Le temps des décisions courageuses est venu et l’on attend avec impatience les prises de position des principaux acteurs concernés. Ainsi, le président du COR vient d’expliciter son analyse de la situation et les mesures qu’il recommande : « L’entrée progressive, plus ou moins explicite, dans une économie de guerre, rendra secondaires sinon dérisoires les débats actuels sur l’AOD à 64 ans. La question deviendra plutôt, en ce domaine et parmi bien d’autres décisions à prendre, comment augmenter rapidement cet AOD au-delà des 64 ans décidés dans la loi de 2023… »5. On attend aussi que s’expriment les associations de retraités et tous les groupements qui se proposent de défendre les intérêts des « vieilles et des vieux ». Il faut rappeler qu’en Amérique du Nord6 comme au Danemark7, c’est précisément sur la question du niveau des retraites et plus largement du niveau de vie des « anciens » que les mobilisations ont été construites. Vieilles et vieux qui vouliez être actifs et engagés, le moment est venu de prendre la parole et de formuler des revendications pragmatiques autant que courageuses.
Pierre Lascoumes
1) Entre 1981 et 2003, la politique de retraite a connu 17 lois et 15 rapports : 1981-1991, 4 lois et 3 rapports ; 1992-2003, 7 lois et 7 rapports ; 2004-2019, 6 lois et 5 rapports ; 2020-2023, 2 lois et 2 rapports.

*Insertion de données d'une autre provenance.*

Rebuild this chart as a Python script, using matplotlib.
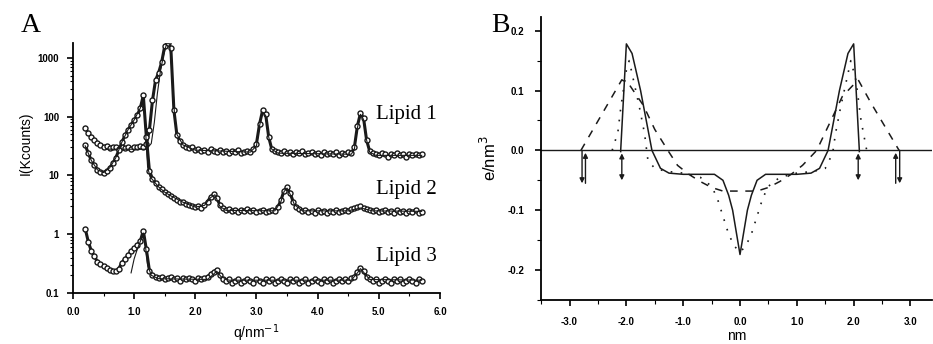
import numpy as np
import matplotlib
matplotlib.use('Agg')
import matplotlib.pyplot as plt
from matplotlib.ticker import FixedLocator, MultipleLocator, LogLocator, NullFormatter

# ---- panel A : SAXS curves ----
q = np.round(np.arange(0.20, 5.701, 0.05), 2)

lipid1 = [65, 52, 45, 40, 36, 33, 31, 32, 29, 31,          # 0.20-0.65
          30, 28, 31, 29, 30, 28, 31, 30, 32, 31,          # 0.70-1.15
          34, 60, 190, 420, 560, 850, 1600, 1800, 1500, 130,  # 1.20-1.65
          48, 38, 33, 31, 29, 30, 27, 28, 26, 27,          # 1.70-2.15
          25, 28, 26, 25, 27, 25, 26, 24, 26, 25,          # 2.20-2.65
          27, 24, 25, 26, 25, 28, 35, 75, 128, 110,        # 2.70-3.15
          45, 28, 26, 25, 24, 26, 24, 25, 23, 25,          # 3.20-3.65
          24, 26, 23, 24, 25, 23, 24, 22, 25, 23,          # 3.70-4.15
          24, 23, 25, 22, 24, 23, 25, 24, 30, 70,          # 4.20-4.65
          115, 95, 40, 26, 24, 23, 22, 24, 23, 21,         # 4.70-5.15
          23, 22, 24, 22, 23, 21, 23, 22, 23, 22, 23]      # 5.20-5.70

lipid2 = [33, 24, 18, 15, 12.5, 11.5, 11.2, 11.8, 13.5, 16,
          20, 27, 37, 48, 60, 72, 88, 105, 140, 230,
          45, 12, 8.8, 7.5, 6.4, 5.8, 5.2, 4.9, 4.5, 4.1,
          3.8, 3.6, 3.5, 3.3, 3.2, 3.0, 2.9, 3.0, 2.8, 3.1,
          3.6, 4.3, 4.8, 4.2, 3.2, 2.8, 2.6, 2.7, 2.5, 2.6,
          2.4, 2.6, 2.5, 2.7, 2.5, 2.6, 2.4, 2.5, 2.6, 2.4,
          2.5, 2.6, 2.5, 2.9, 3.8, 5.5, 6.3, 5.0, 3.6, 2.9,
          2.7, 2.5, 2.6, 2.4, 2.5, 2.3, 2.6, 2.4, 2.5, 2.3,
          2.5, 2.4, 2.6, 2.4, 2.5, 2.6, 2.5, 2.7, 2.8, 2.9,
          3.0, 2.8, 2.7, 2.6, 2.5, 2.6, 2.4, 2.5, 2.6, 2.4,
          2.5, 2.3, 2.6, 2.4, 2.5, 2.3, 2.5, 2.4, 2.6, 2.3, 2.4]

lipid3 = [1.25, 0.75, 0.52, 0.42, 0.34, 0.31, 0.29, 0.27, 0.25, 0.24,
          0.235, 0.26, 0.33, 0.38, 0.44, 0.52, 0.58, 0.66, 0.76, 1.15,
          0.55, 0.24, 0.20, 0.19, 0.18, 0.19, 0.17, 0.18, 0.19, 0.17,
          0.18, 0.16, 0.18, 0.17, 0.18, 0.17, 0.16, 0.18, 0.17, 0.18,
          0.19, 0.21, 0.23, 0.25, 0.20, 0.17, 0.16, 0.17, 0.15, 0.16,
          0.17, 0.15, 0.16, 0.17, 0.16, 0.15, 0.17, 0.16, 0.15, 0.17,
          0.16, 0.17, 0.15, 0.16, 0.17, 0.16, 0.15, 0.17, 0.16, 0.17,
          0.15, 0.16, 0.17, 0.15, 0.16, 0.17, 0.16, 0.15, 0.17, 0.16,
          0.17, 0.15, 0.16, 0.17, 0.16, 0.17, 0.16, 0.18, 0.19, 0.23,
          0.27, 0.24, 0.19, 0.17, 0.16, 0.17, 0.15, 0.16, 0.17, 0.16,
          0.15, 0.17, 0.16, 0.17, 0.15, 0.16, 0.17, 0.16, 0.15, 0.17, 0.16]

# fitted curves
fit1_q = [0.55, 1.20, 1.28, 1.33, 1.38, 1.43, 1.48, 1.53, 1.58, 1.62, 1.66, 1.70, 1.80, 2.00, 2.90,
          3.00, 3.05, 3.10, 3.15, 3.20, 3.25, 3.35, 4.55, 4.60, 4.65, 4.70, 4.75, 4.80, 4.85, 4.95, 5.70]
fit1_I = [28, 28, 35, 80, 250, 600, 1100, 1750, 1750, 600, 110, 50, 33, 27, 25,
          32, 70, 120, 105, 45, 28, 24, 23, 28, 65, 110, 90, 40, 25, 22, 22]
fit2_q = [0.20, 0.30, 0.40, 0.50, 0.60, 0.70, 0.80, 0.90, 1.00, 1.10, 1.15, 1.18, 1.22, 1.26, 1.30,
          1.40, 1.50, 1.60, 1.80, 2.00, 2.15, 2.25, 2.32, 2.40, 2.50, 3.30, 3.40, 3.45, 3.50, 3.55,
          3.62, 3.75, 4.50, 4.70, 4.90, 5.70]
fit2_I = [32, 18, 12.5, 11.2, 13.5, 20, 37, 60, 88, 140, 210, 80, 14, 9.5, 8.5,
          6.4, 5.2, 4.5, 3.5, 2.9, 3.1, 4.2, 4.7, 3.0, 2.55, 2.5, 3.6, 5.3, 6.1, 4.8,
          3.2, 2.5, 2.5, 2.8, 2.5, 2.45]
fit3_q = [0.95, 1.00, 1.05, 1.10, 1.15, 1.18, 1.22, 1.28, 1.40, 2.20, 2.30, 2.35, 2.42, 2.55,
          4.55, 4.65, 4.70, 4.76, 4.85, 5.70]
fit3_I = [0.22, 0.38, 0.55, 0.75, 1.05, 0.7, 0.3, 0.2, 0.175, 0.17, 0.21, 0.235, 0.19, 0.165,
          0.165, 0.22, 0.26, 0.22, 0.17, 0.165]

labels_A = ['Lipid 1', 'Lipid 2', 'Lipid 3']
label_pos_I = [110, 5.8, 0.42]

# ---- panel B : electron density profiles ----
solid_x = [-2.1, -2.1, -2.0, -1.9, -1.75, -1.55, -1.4, -1.25, -1.0, -0.45, -0.3, -0.2, -0.13, 0.0,
           0.13, 0.2, 0.3, 0.45, 1.0, 1.25, 1.4, 1.55, 1.75, 1.9, 2.0, 2.1, 2.1]
solid_y = [-0.002, 0.0, 0.178, 0.162, 0.1, 0.0, -0.03, -0.038, -0.04, -0.04, -0.05, -0.075, -0.1, -0.174,
           -0.1, -0.075, -0.05, -0.04, -0.04, -0.038, -0.03, 0.0, 0.1, 0.162, 0.178, 0.0, -0.002]
dash_x = [-2.8, -2.08, -1.95, -1.7, -1.5, -1.27, -1.1, -0.9, -0.7, -0.5, -0.3, 0.3,
          0.5, 0.7, 0.9, 1.1, 1.35, 1.6, 1.8, 2.08, 2.3, 2.55, 2.8]
dash_y = [0.0, 0.118, 0.11, 0.075, 0.035, 0.0, -0.025, -0.04, -0.052, -0.062, -0.068, -0.068,
          -0.062, -0.052, -0.04, -0.025, 0.0, 0.05, 0.09, 0.118, 0.08, 0.04, 0.0]
dot_x = [-2.25, -2.15, -2.1, -2.0, -1.95, -1.77, -1.68, -1.62, -1.5, -1.3, -1.0, -0.7, -0.5, -0.4,
         -0.3, -0.2, -0.1, 0.0, 0.1, 0.2, 0.3, 0.4, 0.5, 0.7, 1.0, 1.3, 1.5, 1.63, 1.68, 1.77,
         1.95, 2.04, 2.13, 2.23]
dot_y = [0.0, 0.03, 0.07, 0.134, 0.15, 0.072, 0.028, -0.017, -0.03, -0.035, -0.038, -0.045, -0.06, -0.08,
         -0.11, -0.14, -0.16, -0.17, -0.16, -0.14, -0.11, -0.08, -0.06, -0.045, -0.038, -0.035, -0.03,
         -0.005, 0.028, 0.072, 0.15, 0.117, 0.05, 0.0]
# arrow markers below the zero line: x, kind
arrow_x = [-2.78, -2.72, -2.08, 2.08, 2.74, 2.81]
arrow_kind = ['down', 'up', 'both', 'both', 'up', 'down']

tick_font = {'family': 'Liberation Sans', 'size': 7, 'weight': 'bold'}
col = '#1a1a1a'

fig = plt.figure(figsize=(9.33, 3.44), dpi=100)

# panel A
ax = fig.add_axes([0.0782, 0.1483, 0.3934, 0.7267])
for vals, fq, fi in [(lipid1, fit1_q, fit1_I), (lipid2, fit2_q, fit2_I), (lipid3, fit3_q, fit3_I)]:
    ax.plot(q, vals, color=col, lw=2.2)
    ax.plot(q, vals, ls='none', marker='o', ms=3.6, mfc='white', mec=col, mew=1.0)
    ax.plot(fq, fi, color=col, lw=0.8)
ax.set_yscale('log')
ax.set_xlim(0, 6.0)
ax.set_ylim(0.1, 1800)
ax.xaxis.set_major_locator(MultipleLocator(1.0))
ax.xaxis.set_minor_locator(MultipleLocator(0.5))
ax.yaxis.set_major_locator(FixedLocator([0.1, 1, 10, 100, 1000]))
ax.yaxis.set_minor_locator(LogLocator(base=10, subs=np.arange(2, 10)))
ax.yaxis.set_minor_formatter(NullFormatter())
ax.set_xticks(range(7))
ax.set_xticklabels(['%.1f' % v for v in range(7)], fontdict=tick_font)
ax.set_yticks([0.1, 1, 10, 100, 1000])
ax.set_yticklabels(['0.1', '1', '10', '100', '1000'], fontdict=tick_font)
for s in ['top', 'right']:
    ax.spines[s].set_visible(False)
for s in ['left', 'bottom']:
    ax.spines[s].set_linewidth(1.3)
ax.tick_params(which='major', length=4, width=1.2, direction='out', pad=6)
ax.tick_params(which='minor', length=2.5, width=0.8, direction='out')
ax.set_xlabel('q/nm$^{-1}$', family='Liberation Sans', fontsize=10, labelpad=4)
ax.set_ylabel('I(Kcounts)', family='Liberation Sans', fontsize=10, labelpad=6)
ax.yaxis.set_label_coords(-0.11, 0.6)
for lab, yv in zip(labels_A, label_pos_I):
    ax.text(4.95, yv, lab, family='Liberation Serif', fontsize=15, va='center', ha='left')
fig.text(0.022, 0.925, 'A', family='Liberation Serif', fontsize=20, va='center')

# panel B
bx = fig.add_axes([0.580, 0.128, 0.419, 0.8227])
bx.axhline(0, color=col, lw=1.0)
bx.plot(solid_x, solid_y, color=col, lw=1.1)
bx.plot(dash_x, dash_y, color=col, lw=1.1, ls=(0, (5, 5)))
bx.plot(dot_x, dot_y, color=col, lw=1.2, ls=(0, (1, 5)))
for x, kind in zip(arrow_x, arrow_kind):
    if kind == 'down':
        bx.annotate('', xy=(x, -0.055), xytext=(x, 0.0),
                    arrowprops=dict(arrowstyle='-|>', color=col, lw=1.0, mutation_scale=7, shrinkA=0, shrinkB=0))
    elif kind == 'up':
        bx.annotate('', xy=(x, -0.004), xytext=(x, -0.055),
                    arrowprops=dict(arrowstyle='-|>', color=col, lw=1.0, mutation_scale=7, shrinkA=0, shrinkB=0))
    else:
        bx.annotate('', xy=(x, -0.005), xytext=(x, -0.05),
                    arrowprops=dict(arrowstyle='<|-|>', color=col, lw=1.0, mutation_scale=7, shrinkA=0, shrinkB=0))
bx.set_xlim(-3.5, 3.38)
bx.set_ylim(-0.25, 0.223)
bx.xaxis.set_minor_locator(MultipleLocator(0.5))
bx.yaxis.set_minor_locator(MultipleLocator(0.05))
xt = [-3, -2, -1, 0, 1, 2, 3]
bx.set_xticks(xt)
bx.set_xticklabels(['%.1f' % v for v in xt], fontdict=tick_font)
yt = [-0.2, -0.1, 0.0, 0.1, 0.2]
bx.set_yticks(yt)
bx.set_yticklabels(['%.1f' % v for v in yt], fontdict=tick_font)
for s in ['top', 'right']:
    bx.spines[s].set_visible(False)
for s in ['left', 'bottom']:
    bx.spines[s].set_linewidth(1.3)
bx.tick_params(which='major', length=4, width=1.2, direction='out', pad=8)
bx.tick_params(which='minor', length=3, width=0.8, direction='out')
bx.set_xlabel('nm', family='Liberation Sans', fontsize=10, labelpad=2)
bx.set_ylabel('e/nm$^3$', family='Liberation Sans', fontsize=12, labelpad=6)
fig.text(0.527, 0.925, 'B', family='Liberation Serif', fontsize=20, va='center')

fig.savefig('out.png', dpi=100)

2) Le déficit global de la France en 2024 était de 3 228,4 milliards, soit 112% du PIB.
3) Dans l’ensemble, les retraites du secteur public sont supérieures à celles du privé car le salaire de référence est différent : les six derniers mois pour le public, les vingt-cinq meilleures années pour le privé.
4) En Allemagne, la situation démographique est très tendue. D’ici 2030, 7 millions de babyboomers seront retraités. Il y aura alors un cotisant pour un pensionné. En 2001, un projet d’épargne retraite par capitalisation a échoué. Aujourd’hui, il faut 43 ans de cotisation pour toucher 48% du dernier salaire, ce seuil devrait passer bientôt à 45 ans. L’âge de départ en retraite réel est en moyenne de 65,8 ans (avec un plafond à 67 ans). Il est aussi question de porter la cotisation salariale de 18,6 % à 22,3%.
5) Gilbert Cette, « Le débat sur les retraites doit être fructueux », Telos.
6) L’American Association of Retired Persons (AARP) est depuis cinquante ans une organisation à but non lucratif basée aux États-Unis.
7) Association OR-GRIS fondée en 1986.